## TASK DETAILS
Without including the pictures, copy out every line below.

## EXTRACTED RECORDS
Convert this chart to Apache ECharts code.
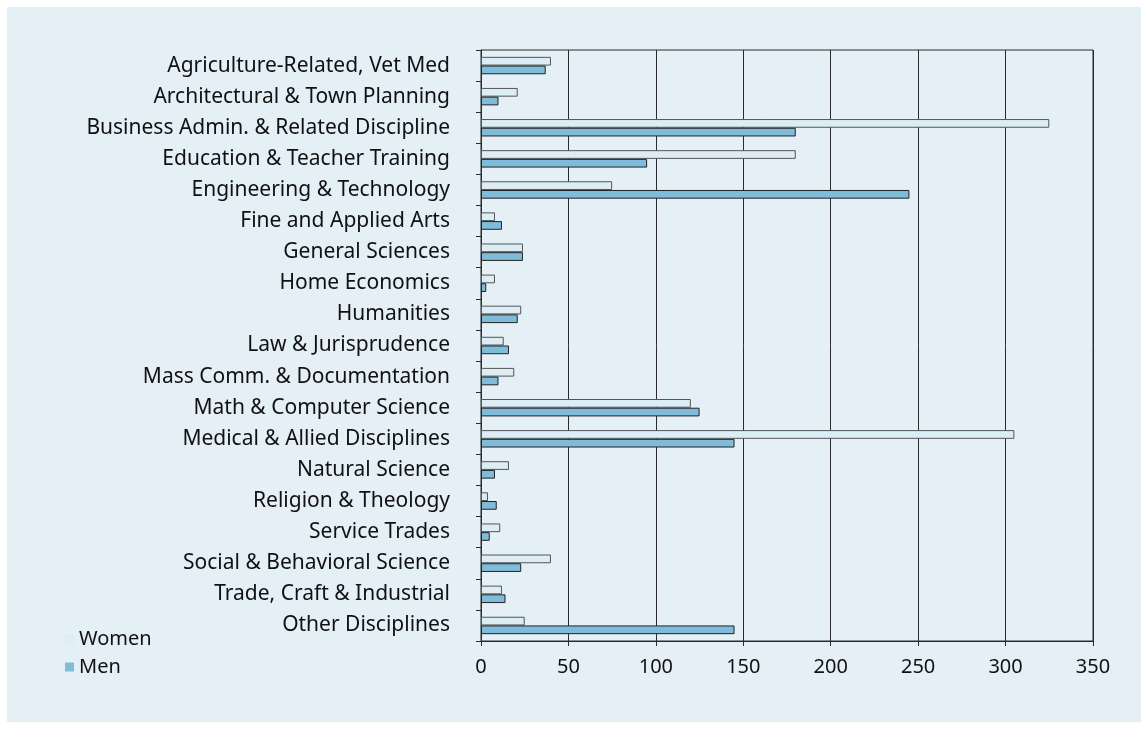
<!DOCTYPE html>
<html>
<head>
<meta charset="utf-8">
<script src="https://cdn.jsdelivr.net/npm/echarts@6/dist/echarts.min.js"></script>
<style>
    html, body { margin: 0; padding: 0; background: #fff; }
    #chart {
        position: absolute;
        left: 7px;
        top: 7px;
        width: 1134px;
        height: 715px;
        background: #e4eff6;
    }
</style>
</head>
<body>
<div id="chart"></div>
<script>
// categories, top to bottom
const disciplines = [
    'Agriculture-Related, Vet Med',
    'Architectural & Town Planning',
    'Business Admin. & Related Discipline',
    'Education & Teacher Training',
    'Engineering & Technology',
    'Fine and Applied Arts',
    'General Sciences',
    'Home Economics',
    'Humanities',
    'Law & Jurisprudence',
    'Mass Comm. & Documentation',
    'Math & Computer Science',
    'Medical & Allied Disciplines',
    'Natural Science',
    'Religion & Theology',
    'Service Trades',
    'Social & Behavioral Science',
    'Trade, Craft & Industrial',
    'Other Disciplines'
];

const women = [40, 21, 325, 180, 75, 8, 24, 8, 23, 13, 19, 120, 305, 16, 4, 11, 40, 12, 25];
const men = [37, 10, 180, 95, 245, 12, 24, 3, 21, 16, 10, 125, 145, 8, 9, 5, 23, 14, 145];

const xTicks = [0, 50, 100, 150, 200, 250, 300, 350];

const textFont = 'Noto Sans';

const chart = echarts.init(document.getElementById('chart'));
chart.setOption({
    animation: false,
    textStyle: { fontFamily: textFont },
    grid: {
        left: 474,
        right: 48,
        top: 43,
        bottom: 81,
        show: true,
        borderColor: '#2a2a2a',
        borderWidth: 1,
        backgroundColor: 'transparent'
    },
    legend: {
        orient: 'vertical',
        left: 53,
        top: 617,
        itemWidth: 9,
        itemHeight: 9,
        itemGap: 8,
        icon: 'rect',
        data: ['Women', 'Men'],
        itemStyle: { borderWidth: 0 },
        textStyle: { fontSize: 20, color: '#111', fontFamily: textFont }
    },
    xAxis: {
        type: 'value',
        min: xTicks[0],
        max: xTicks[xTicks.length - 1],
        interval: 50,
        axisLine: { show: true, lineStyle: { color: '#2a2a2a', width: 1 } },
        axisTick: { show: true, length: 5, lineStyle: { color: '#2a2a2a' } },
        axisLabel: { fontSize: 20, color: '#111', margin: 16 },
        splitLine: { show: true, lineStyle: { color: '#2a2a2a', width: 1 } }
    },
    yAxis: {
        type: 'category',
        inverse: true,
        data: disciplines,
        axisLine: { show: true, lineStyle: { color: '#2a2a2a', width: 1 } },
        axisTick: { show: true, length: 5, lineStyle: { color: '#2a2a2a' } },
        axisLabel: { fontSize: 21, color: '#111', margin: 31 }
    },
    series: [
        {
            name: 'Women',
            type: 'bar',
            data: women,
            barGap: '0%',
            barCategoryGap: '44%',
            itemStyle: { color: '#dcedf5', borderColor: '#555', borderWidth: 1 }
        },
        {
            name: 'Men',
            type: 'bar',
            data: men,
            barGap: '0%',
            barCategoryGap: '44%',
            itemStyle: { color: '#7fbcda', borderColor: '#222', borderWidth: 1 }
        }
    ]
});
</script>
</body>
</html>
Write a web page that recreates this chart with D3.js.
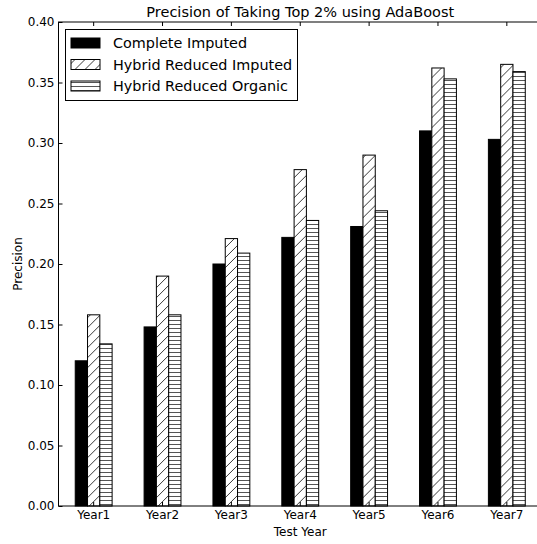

## COMPLETED EXERCISE
Convert this chart to Apache ECharts code.
<!DOCTYPE html>
<html>
<head>
<meta charset="utf-8">
<script src="https://cdn.jsdelivr.net/npm/echarts@6/dist/echarts.min.js"></script>
<style>
    html, body { margin: 0; padding: 0; background: #fff; }
    #chart {
        position: absolute;
        left: 7px;
        top: 7px;
        width: 1134px;
        height: 715px;
        background: #e4eff6;
    }
</style>
</head>
<body>
<div id="chart"></div>
<script>
// categories, top to bottom
const disciplines = [
    'Agriculture-Related, Vet Med',
    'Architectural & Town Planning',
    'Business Admin. & Related Discipline',
    'Education & Teacher Training',
    'Engineering & Technology',
    'Fine and Applied Arts',
    'General Sciences',
    'Home Economics',
    'Humanities',
    'Law & Jurisprudence',
    'Mass Comm. & Documentation',
    'Math & Computer Science',
    'Medical & Allied Disciplines',
    'Natural Science',
    'Religion & Theology',
    'Service Trades',
    'Social & Behavioral Science',
    'Trade, Craft & Industrial',
    'Other Disciplines'
];

const women = [40, 21, 325, 180, 75, 8, 24, 8, 23, 13, 19, 120, 305, 16, 4, 11, 40, 12, 25];
const men = [37, 10, 180, 95, 245, 12, 24, 3, 21, 16, 10, 125, 145, 8, 9, 5, 23, 14, 145];

const xTicks = [0, 50, 100, 150, 200, 250, 300, 350];

const textFont = 'Noto Sans';

const chart = echarts.init(document.getElementById('chart'));
chart.setOption({
    animation: false,
    textStyle: { fontFamily: textFont },
    grid: {
        left: 474,
        right: 48,
        top: 43,
        bottom: 81,
        show: true,
        borderColor: '#2a2a2a',
        borderWidth: 1,
        backgroundColor: 'transparent'
    },
    legend: {
        orient: 'vertical',
        left: 53,
        top: 617,
        itemWidth: 9,
        itemHeight: 9,
        itemGap: 8,
        icon: 'rect',
        data: ['Women', 'Men'],
        itemStyle: { borderWidth: 0 },
        textStyle: { fontSize: 20, color: '#111', fontFamily: textFont }
    },
    xAxis: {
        type: 'value',
        min: xTicks[0],
        max: xTicks[xTicks.length - 1],
        interval: 50,
        axisLine: { show: true, lineStyle: { color: '#2a2a2a', width: 1 } },
        axisTick: { show: true, length: 5, lineStyle: { color: '#2a2a2a' } },
        axisLabel: { fontSize: 20, color: '#111', margin: 16 },
        splitLine: { show: true, lineStyle: { color: '#2a2a2a', width: 1 } }
    },
    yAxis: {
        type: 'category',
        inverse: true,
        data: disciplines,
        axisLine: { show: true, lineStyle: { color: '#2a2a2a', width: 1 } },
        axisTick: { show: true, length: 5, lineStyle: { color: '#2a2a2a' } },
        axisLabel: { fontSize: 21, color: '#111', margin: 31 }
    },
    series: [
        {
            name: 'Women',
            type: 'bar',
            data: women,
            barGap: '0%',
            barCategoryGap: '44%',
            itemStyle: { color: '#dcedf5', borderColor: '#555', borderWidth: 1 }
        },
        {
            name: 'Men',
            type: 'bar',
            data: men,
            barGap: '0%',
            barCategoryGap: '44%',
            itemStyle: { color: '#7fbcda', borderColor: '#222', borderWidth: 1 }
        }
    ]
});
</script>
</body>
</html>
Write a web page that recreates this chart with D3.js.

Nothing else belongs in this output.